1983 put forth another light 'n dark hued adventure series, this one set in and around water, called Riptide. Slim, sandy-haired Perry King costarred with dark and hairy Joe Penny as old army buddies who set up their own detective agency. Their headquarters is based on King's boat, the Riptide, which is also the name of the agency.

During the early episodes, Anne Francis appeared as the female skipper of a nearby boat. (She's shown below being straddled by our stars.)
I still like my version of this publicity shot better!
Riptide ran for three seasons, ending in 1986.
A far more slick, sophisticated and stylish buddy show had already come along by that time, one that really caught the attention of TV viewers and spawned imitators and influenced the clothing choices of many American men. Miami Vice(1984-1989) starred Philip Michael Thomas and Don Johnson.
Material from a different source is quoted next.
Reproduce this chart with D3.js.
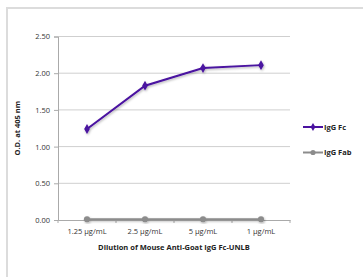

The pair of detectives, always dressed to the nines in (mostly) pastel ensembles, investigated all sorts of seedy activity from prostitution to drug trafficking. As you can see in this collection, Johnson's hair went through a variety of permutations over the years.
After two seasons, this show nearly underwent a contract upheaval when Johnson felt that renegotiations were in order. Mark Harmon was in the dugout, ready to take over Johnson's spot on the show, but things were resolved in time for there to be no interruption in production.
So what have we learned from all of these blonde 'n brunette buddy shows? Well, one thing I've learned is that on Jack Webb series, the darker-haired stars have trouble keeping their eyes open for publicity photos...

But, seriously, this one is less about learning and more about enjoying the view! I hope you did. The End!